By Guy Page
The following bills were voted out of House committees last week ahead of the Crossover deadline of adjournment Friday.
These bills are among the many House bills now eligible to be passed out of the House and sent over to the Senate for consideration this year. Bills that did not pass Crossover may still be resurrected through various parliamentary means.
H. 476 tightens restrictions on domestic abuse committed by on-duty or off-duty law enforcement officers, including surrendering weapons if under a relief-from-abuse order.
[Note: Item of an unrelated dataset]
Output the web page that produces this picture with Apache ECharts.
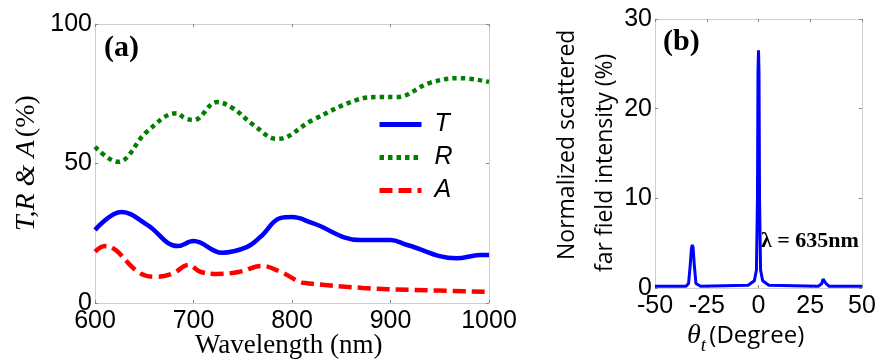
<!DOCTYPE html>
<html><head><meta charset="utf-8">
<script src="https://cdn.jsdelivr.net/npm/echarts@6/dist/echarts.min.js"></script>
<style>html,body{margin:0;padding:0;background:#fff}#c{width:879px;height:364px}</style>
</head><body><div id="c"></div>
<script>
// Panel (a): wavelength (nm) vs T, R, A (%)
const tWl = [600,627,653,684,700,729,754,768,788,800,821,869,900,917,967,991,1000];
const tVal = [26.2,32.6,28,20.4,22.2,18,20,23.7,30.4,30.8,28.6,22.6,22.6,20.8,16,17.2,17.2];
const rWl = [600,623,653,683,691,700,724,740,761,785,821,866,889,906,940,971,1000];
const rVal = [56,50.6,61.5,68,66.3,65.6,72,69.8,63.8,58.8,65.6,72.8,73.8,73.8,78.9,80.6,79.2];
const aWl = [600,610,646,663,679,695,707,724,747,769,788,808,815,872,923,1000];
const aVal = [18.4,20.4,10.6,9.4,10.6,13.6,11.2,10.4,11.2,13.3,11.2,7.6,7.1,5.4,4.7,4.0];
// Panel (b): angle (degree) vs normalized scattered far-field intensity (%)
const bAng = [-50,-35,-33.8,-33,-32.4,-32,-31.6,-31,-30.2,-28,-5,-2,-1,-0.5,-0.25,0,0.25,0.5,1,2,5,29,30.6,31.2,31.6,32,32.6,34,50];
const bVal = [0.2,0.2,0.5,2.5,4.4,4.8,4.5,2.5,0.5,0.2,0.3,0.8,2,10,24,26.5,24,10,2,0.8,0.3,0.2,0.5,1.0,1.2,1.0,0.5,0.2,0.2];

const zip = (xs, ys) => xs.map((x, i) => [x, ys[i]]);
const gray = '#cfcfcf';
const tickCol = '#888';
const labelFont = {fontFamily: 'Liberation Sans', fontSize: 25, color: '#000'};

function axisPair(gi, opts, isX) {
  const base = Object.assign({
    type: 'value', gridIndex: gi,
    axisLine: {show: true, onZero: false, lineStyle: {color: gray, width: 1}},
    axisTick: {show: true, inside: true, length: 3, lineStyle: {color: tickCol}},
    splitLine: {show: false}
  }, opts);
  const main = Object.assign({}, base, {
    position: isX ? 'bottom' : 'left',
    axisLabel: Object.assign({margin: isX ? 6 : 3, formatter: v => String(v)}, labelFont)
  });
  const mirror = Object.assign({}, base, {
    position: isX ? 'top' : 'right',
    axisLabel: {show: false}
  });
  return [main, mirror];
}

const xA = axisPair(0, {min: 600, max: 1000, interval: 100}, true);
const yA = axisPair(0, {min: 0, max: 100, interval: 50}, false);
const xB = axisPair(1, {min: -50, max: 50, interval: 25}, true);
const yB = axisPair(1, {min: 0, max: 30, interval: 10}, false);

const chart = echarts.init(document.getElementById('c'));
chart.setOption({
  animation: false,
  backgroundColor: '#fff',
  grid: [
    {left: 95, top: 24, width: 394, height: 279},
    {left: 655, top: 19, width: 207, height: 269}
  ],
  xAxis: [xA[0], xA[1], xB[0], xB[1]],
  yAxis: [yA[0], yA[1], yB[0], yB[1]],
  legend: {
    orient: 'vertical', left: 377, top: 112, padding: 0, itemWidth: 42, itemHeight: 14, itemGap: 8,
    data: ['T', 'R', 'A'],
    itemStyle: {opacity: 0},
    lineStyle: {width: 5},
    textStyle: {fontFamily: 'Liberation Sans', fontStyle: 'italic', fontSize: 25, color: '#000', padding: [0, 0, 0, 8]}
  },
  series: [
    {name: 'T', type: 'line', xAxisIndex: 0, yAxisIndex: 0, data: zip(tWl, tVal), smooth: 0.4, symbol: 'none',
     lineStyle: {color: '#0000ff', width: 4.5}, itemStyle: {color: '#0000ff'}},
    {name: 'R', type: 'line', xAxisIndex: 0, yAxisIndex: 0, data: zip(rWl, rVal), smooth: 0.4, symbol: 'none',
     lineStyle: {color: '#007f00', width: 4.5, type: [4.5, 4]}, itemStyle: {color: '#007f00'}},
    {name: 'A', type: 'line', xAxisIndex: 0, yAxisIndex: 0, data: zip(aWl, aVal), smooth: 0.4, symbol: 'none',
     lineStyle: {color: '#ff0000', width: 4.5, type: [13, 6]}, itemStyle: {color: '#ff0000'}},
    {name: 'far', type: 'line', xAxisIndex: 2, yAxisIndex: 2, data: zip(bAng, bVal), symbol: 'none',
     lineStyle: {color: '#0000ff', width: 3}, itemStyle: {color: '#0000ff'}}
  ],
  graphic: [
    {type: 'text', left: 104, top: 33, style: {text: '(a)', font: 'bold 30px "Liberation Serif"', fill: '#000'}},
    {type: 'text', left: 663, top: 27, style: {text: '(b)', font: 'bold 30px "Liberation Serif"', fill: '#000'}},
    {type: 'text', left: 761, top: 230, style: {text: 'λ = 635nm', font: 'bold 22px "Liberation Serif"', fill: '#000'}},
    {type: 'text', left: 195, top: 332, style: {text: 'Wavelength (nm)', font: '27px "Liberation Serif"', fill: '#000'}},
    {type: 'text', x: 13, y: 231, rotation: Math.PI / 2,
     style: {text: '{i|T,R & A} {n|(%)}', rich: {
       i: {fontFamily: 'Liberation Serif', fontStyle: 'italic', fontSize: 28, fill: '#000'},
       n: {fontFamily: 'Liberation Serif', fontSize: 28, fill: '#000'}}}},
    {type: 'text', x: 556, y: 260, rotation: Math.PI / 2,
     style: {text: 'Normalized scattered', font: '23px "Open Sans"', fill: '#000'}},
    {type: 'text', x: 594, y: 272, rotation: Math.PI / 2,
     style: {text: 'far field intensity (%)', font: '23px "Open Sans"', fill: '#000'}},
    {type: 'text', left: 687, top: 322,
     style: {text: '{th|θ}{sub|t} {n|(Degree)}', rich: {
       th: {fontFamily: 'Liberation Serif', fontStyle: 'italic', fontSize: 28, fill: '#000'},
       sub: {fontFamily: 'Liberation Serif', fontStyle: 'italic', fontSize: 19, fill: '#000', verticalAlign: 'bottom', padding: [20, 0, 0, 0]},
       n: {fontFamily: 'Open Sans', fontSize: 24, fill: '#000'}}}}
  ]
});
</script></body></html>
H. 31, the ‘Lake Bomoseen Bill’ introduced as a moratorium on the use of pesticides to control aquatic nuisances, passed the Environment and Energy Committee after it was amended to be a ‘study bill.” It creates an Aquatic Nuisance Control Study Committee to submit to the Vermont General Assembly recommendations regarding whether and when pesticides, chemicals other than pesticides, or biological controls should be used to control aquatic nuisances in Vermont.
The Lake Bomoseen Association tried unsuccessfully to remove eurasian milfoil, a particularly virulent and noxious form of seaweed. Frustrated, it sought state permission to use pesticides. Pesticide opponents pushed back with H.31.
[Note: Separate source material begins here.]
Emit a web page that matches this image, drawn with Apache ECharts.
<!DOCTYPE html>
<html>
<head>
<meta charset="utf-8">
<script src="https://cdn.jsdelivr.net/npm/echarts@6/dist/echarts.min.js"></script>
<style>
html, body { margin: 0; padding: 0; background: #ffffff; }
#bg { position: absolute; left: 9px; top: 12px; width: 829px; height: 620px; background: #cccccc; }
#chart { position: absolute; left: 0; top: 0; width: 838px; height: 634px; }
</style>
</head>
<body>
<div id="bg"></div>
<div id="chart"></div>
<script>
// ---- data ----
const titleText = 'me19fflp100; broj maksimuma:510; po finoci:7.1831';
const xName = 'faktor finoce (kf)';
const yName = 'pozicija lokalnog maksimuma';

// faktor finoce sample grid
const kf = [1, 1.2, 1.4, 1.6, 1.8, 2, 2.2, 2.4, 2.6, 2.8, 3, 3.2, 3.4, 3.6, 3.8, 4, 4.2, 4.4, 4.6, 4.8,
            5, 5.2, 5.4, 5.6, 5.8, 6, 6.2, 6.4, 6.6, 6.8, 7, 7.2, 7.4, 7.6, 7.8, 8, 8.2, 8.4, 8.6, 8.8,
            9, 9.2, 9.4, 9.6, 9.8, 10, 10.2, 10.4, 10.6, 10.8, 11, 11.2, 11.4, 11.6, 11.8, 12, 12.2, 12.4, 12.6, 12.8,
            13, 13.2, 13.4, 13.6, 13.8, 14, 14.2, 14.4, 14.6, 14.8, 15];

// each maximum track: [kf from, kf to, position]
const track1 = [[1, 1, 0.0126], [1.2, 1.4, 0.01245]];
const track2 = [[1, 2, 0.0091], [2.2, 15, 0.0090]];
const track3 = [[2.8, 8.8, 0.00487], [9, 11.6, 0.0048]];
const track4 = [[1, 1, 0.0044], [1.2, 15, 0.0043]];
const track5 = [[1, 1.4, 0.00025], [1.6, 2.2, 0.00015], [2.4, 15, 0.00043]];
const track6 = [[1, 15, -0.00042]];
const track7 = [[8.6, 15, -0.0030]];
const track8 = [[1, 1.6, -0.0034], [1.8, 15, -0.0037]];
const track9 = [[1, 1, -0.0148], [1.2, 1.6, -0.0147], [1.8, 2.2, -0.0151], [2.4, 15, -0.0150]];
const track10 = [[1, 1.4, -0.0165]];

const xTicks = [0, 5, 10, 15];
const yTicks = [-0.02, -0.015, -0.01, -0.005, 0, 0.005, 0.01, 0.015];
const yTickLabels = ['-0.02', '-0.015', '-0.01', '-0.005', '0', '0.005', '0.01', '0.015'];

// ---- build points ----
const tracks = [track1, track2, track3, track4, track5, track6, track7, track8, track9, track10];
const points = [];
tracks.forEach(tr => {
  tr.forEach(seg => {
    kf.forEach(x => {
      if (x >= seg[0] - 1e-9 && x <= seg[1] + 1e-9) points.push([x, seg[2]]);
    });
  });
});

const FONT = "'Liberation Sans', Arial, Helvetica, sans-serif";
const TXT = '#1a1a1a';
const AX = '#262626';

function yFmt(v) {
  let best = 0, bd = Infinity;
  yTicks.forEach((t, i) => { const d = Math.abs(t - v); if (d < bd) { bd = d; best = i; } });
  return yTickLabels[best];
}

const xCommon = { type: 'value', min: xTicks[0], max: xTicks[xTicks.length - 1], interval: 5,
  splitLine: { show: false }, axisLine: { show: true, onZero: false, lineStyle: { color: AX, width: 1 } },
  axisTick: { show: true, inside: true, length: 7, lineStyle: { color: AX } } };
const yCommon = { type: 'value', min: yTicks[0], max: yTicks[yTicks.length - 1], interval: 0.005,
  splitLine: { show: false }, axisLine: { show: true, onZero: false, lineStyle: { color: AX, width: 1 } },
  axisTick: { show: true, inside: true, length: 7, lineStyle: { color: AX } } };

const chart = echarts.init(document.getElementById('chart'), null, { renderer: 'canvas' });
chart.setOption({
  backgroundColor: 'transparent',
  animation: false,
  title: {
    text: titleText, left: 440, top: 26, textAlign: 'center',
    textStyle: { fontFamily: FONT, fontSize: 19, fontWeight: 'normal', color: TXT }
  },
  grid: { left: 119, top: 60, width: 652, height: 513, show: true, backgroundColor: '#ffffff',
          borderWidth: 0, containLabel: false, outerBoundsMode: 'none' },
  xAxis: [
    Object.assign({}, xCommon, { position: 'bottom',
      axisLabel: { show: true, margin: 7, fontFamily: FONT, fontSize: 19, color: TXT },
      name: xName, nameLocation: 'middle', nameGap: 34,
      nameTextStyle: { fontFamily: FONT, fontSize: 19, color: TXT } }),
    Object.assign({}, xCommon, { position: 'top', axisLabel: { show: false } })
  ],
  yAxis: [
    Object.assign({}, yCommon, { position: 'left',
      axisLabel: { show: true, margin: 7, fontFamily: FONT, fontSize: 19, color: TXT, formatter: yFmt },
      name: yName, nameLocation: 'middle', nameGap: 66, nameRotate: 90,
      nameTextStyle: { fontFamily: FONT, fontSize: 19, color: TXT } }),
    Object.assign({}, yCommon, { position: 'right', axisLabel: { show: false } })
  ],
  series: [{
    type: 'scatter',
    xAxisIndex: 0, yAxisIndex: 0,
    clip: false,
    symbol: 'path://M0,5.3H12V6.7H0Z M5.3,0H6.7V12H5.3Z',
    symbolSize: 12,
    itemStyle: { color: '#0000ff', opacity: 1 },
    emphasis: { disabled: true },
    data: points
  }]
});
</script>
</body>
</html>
H. 102 The Art in State Buildings Program, allocates $75,000 to purchase art for state buildings and creates a per-diem advisory council to oversee its administration.
H. 158, revision of the Bottle Bill, increases recycling center fee from four cents to five cents, expands beverages to include teas and juices and others, and requires the beverage industry to set up and pay for the recycling system.
H. 213 creates a study committee on mobile homes and mobile home parks, including converting to cooperative ownership.
H. 222 titled “Reducing overdoses,” provides kiosks for opiate overdose treatment, studies needle exchange programs, and relaxes permitting for sober houses and does not require sobriety as a condition for living there.
H. 230, “Implementing mechanisms to reduce suicide,” has had suicide-reduction aspects moved to other legislation, but does include (at least) the following gun control restrictions: 1) jailtime for allowing youth to access guns for lack of gun storage; 2) family members may seek extreme risk protection orders (not just the authorities); 3) 72 hour waiting period for transfer after buyer clears federal background check.
H. 276 Creating a rental housing registry and state housing inspectors; all rental housing owner identity and contact information, unit location, number of units, school tax info, and any other information deemed necessary will be collected by the State from municipalities and building owners.
The list above does not include all of the bills voted out on the House Friday, nor any by the Senate. More information on Crossover survivors will be published all week long.